Yuma County recorder has received ‘fraudulently completed’ voter registration forms for the upcoming election

by Samantha Flom

Photo: Adobe Stock

In Yuma County, Arizona, voter fraud has been a “prevalent problem,” Yuma County Recorder Robyn Stallworth Pouquette, who oversees voter registration and early voting for the county, told The Epoch Times.

“Our primary is Aug. 2. We have received registration forms that are fraudulently completed,” she said to the outlet. “It’s been a prevalent problem in Yuma County, and it’s very unfortunate.”

Pouquette’s allegations follow the revelation that the Yuma County Sheriff’s Office is investigating 16 cases of voter fraud, including impersonation fraud, duplicate voting, fraudulent use of absentee ballots, and false registrations.

According to The Epoch Times, Pouquette was unable to provide names due to the ongoing investigations, but she did confirm that many of those cases involved nonprofit organizations or “political advocacy groups” operating on a national scale.

“It is very difficult to identify who is submitting these fraudulent forms,” Pouquette reportedly said. “But I am aware of activities of third-party groups, and I shared that information with the sheriff’s office.”

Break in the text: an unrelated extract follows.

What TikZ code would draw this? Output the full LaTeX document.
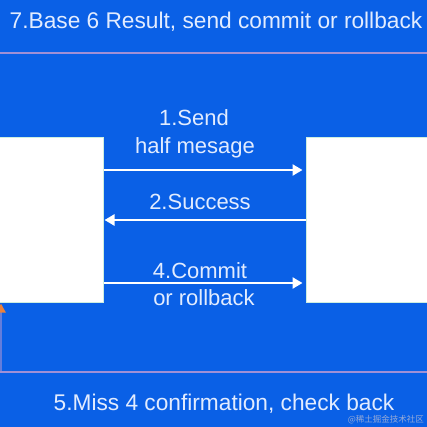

Prior to elections, such third-party groups often assist with getting voters registered – a practice that Pouquette noted, if unregulated, could be more harmful than helpful.

“I believe it’s a vulnerability of the system, in the sense that fraudulent voter registrations can disrupt the legitimate active registration of an eligible voter,” she told The Epoch Times. “It is a very disruptive process for the office when we should be focusing on audits and making sure that we’re auditing our records prior to the distribution of ballots.”

Pouquette also noted that, for many individuals, she had received multiple registrations – a problem in many other states. For instance, in New Jersey, more than 8,000 duplicate voters were recently discovered on the voter rolls.

Since “2000 Mules” was released, the outcry over the vulnerability of U.S. elections has grown, with many calling for investigations like those currently taking place in Arizona.

As the midterm elections draw nearer and more troubling information is unearthed, many voters will undoubtedly be wondering just how secure their votes are as they head to the polls this November.